No Secrets may have been the ultimate tween group of the bubblegum era. After their Jimmy Neutron collaboration with Nickelodeon, they provided this peppy, propulsive track (which plays like it's some girl power anthem, even though it's just a mishmash of regressive gender stereotypes) for the feature film version of Cartoon Network's The Powerpuff Girls, and it became a Radio Disney favorite. For conquering the trifecta of early 2000s children's entertainment, they were rewarded with a #1 smash album on the Top Heatseeker Albums chart.
Best bit: "Yeah, yeah, yeah, yeah, yeah/Why should I change?/Yeah, yeah, yeah, yeah, yeah/I'm having too much fun"
The music video... was filmed in one of their backyards.
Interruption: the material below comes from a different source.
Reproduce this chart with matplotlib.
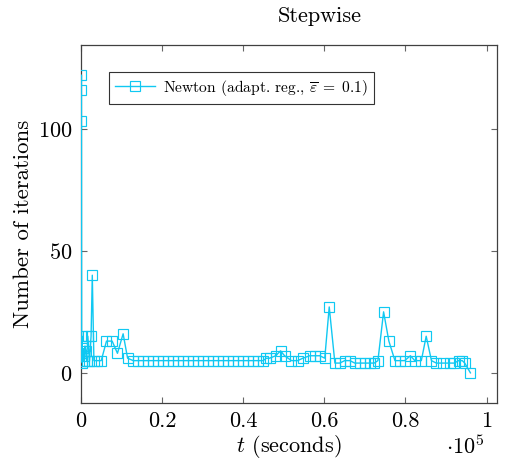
# Newton iterations per step, stepwise run

import numpy as np
import matplotlib
matplotlib.use("Agg")
import matplotlib.pyplot as plt

plt.rcParams["font.family"] = "serif"
plt.rcParams["font.serif"] = ["cmr10"]
plt.rcParams["mathtext.fontset"] = "cm"
plt.rcParams["axes.formatter.use_mathtext"] = True

# time of each step (seconds) and number of Newton iterations
t_sec = [0, 60, 120, 180, 250, 350, 500, 650, 800, 1000, 1200, 1400, 1700, 2100,
         2500, 2800, 3200, 4000, 5000, 6300, 7700, 9000, 10400, 11500,
         12900, 14100, 15400, 16600, 17800, 19100, 20300, 21500, 22800, 24000,
         25200, 26500, 27700, 28900, 30200, 31400, 32600, 33900, 35100, 36300,
         37600, 38800, 40000, 41300, 42500, 43700,
         44900, 45700, 46500, 48000, 49200, 50200, 51900, 53400, 54700, 56400,
         57600, 58900, 60100, 61200, 62600, 63800, 65000, 66300, 67500, 68800,
         70000, 71200, 72300, 73200, 74600, 75900, 77400, 78600, 79800, 81200,
         82300, 83900, 85100, 86400, 87600, 89200, 90900, 92000, 93100, 94000,
         94600, 96000]
iters = [103, 116, 122, 5, 15, 4, 10, 7, 5, 11, 9, 5, 15, 5,
         15, 40, 5, 5, 5, 13, 13, 8, 16, 6,
         5, 5, 5, 5, 5, 5, 5, 5, 5, 5,
         5, 5, 5, 5, 5, 5, 5, 5, 5, 5,
         5, 5, 5, 5, 5, 5,
         5, 6, 6, 7, 9, 7, 5, 5, 6, 7,
         7, 7, 6, 27, 4, 4, 5, 5, 4, 4,
         4, 4, 4, 5, 25, 13, 5, 5, 5, 7,
         5, 5, 15, 5, 4, 4, 4, 4, 5, 5,
         4, 0]

xticks = [0, 0.2, 0.4, 0.6, 0.8, 1]
yticks = [0, 50, 100]

cyan = "#10c8f2"

fig = plt.figure(figsize=(5.09, 4.62), dpi=100)
ax = fig.add_axes([0.159, 0.128, 0.817, 0.775])

t = np.array(t_sec) / 1e5
ax.plot(t, iters, color=cyan, lw=1.0, marker="s", ms=7.5, mfc="none",
        mec=cyan, mew=0.85, zorder=3,
        label=r"Newton (adapt. reg., $\overline{\varepsilon}\;=\;0.1$)")

ax.set_xlim(0, 1.025)
ax.set_ylim(-12.3, 134.4)
ax.set_xticks(xticks)
ax.set_xticklabels(["0", "0.2", "0.4", "0.6", "0.8", "1"])
ax.set_yticks(yticks)
ax.tick_params(direction="in", top=True, right=True, length=4, width=0.8,
               color="0.4", labelsize=16, pad=6)
for s in ax.spines.values():
    s.set_linewidth(0.9)
    s.set_color("0.25")

ax.text(0.575, 1.08, "Stepwise", transform=ax.transAxes, ha="center",
        va="center", fontsize=16)
ax.set_xlabel(r"$t$ (seconds)", fontsize=16, labelpad=2)
ax.set_ylabel("Number of iterations", fontsize=16.5, labelpad=4)
ax.text(0.971, -0.122, r"$\cdot10^5$", transform=ax.transAxes, ha="right",
        va="center", fontsize=16)

leg = ax.legend(loc="upper left", bbox_to_anchor=(0.067, 0.925), fontsize=11.2,
                fancybox=False, edgecolor="0.2", framealpha=1, handlelength=2.6,
                borderpad=0.4, borderaxespad=0, handletextpad=0.5)
leg.get_frame().set_linewidth(0.8)
leg.set_zorder(4)

fig.savefig("out.png", dpi=100)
Featuring a sample of AOL's goodbye message and references to youth culture as only a grown man could write them, "The Kiss-Off (Goobye)" represents a record industry at the (quickly ending) height of its power making the most cynical play imaginable for young audiences. And yet, there's something so delightfully campy about this utterly forgotten track from 14-year-old "Growing Up Advisor" Brooke Allison. (It peaked at #28 on the Hot 100 Singles Sales chart.) Thirteen years on, it's hard to believe that this is really the pop music scene we were once so blessed to enjoy.
Best bit: Honestly, the entire lyric is a work of mad genius, but "My heart is signing off/direct from AOL" is something truly special.
The music video... is a relic of an era when flush records labels were willing to blow hundreds of thousands of dollars on CGI-heavy visions of a brighter tomorrow for acts destined to go nowhere.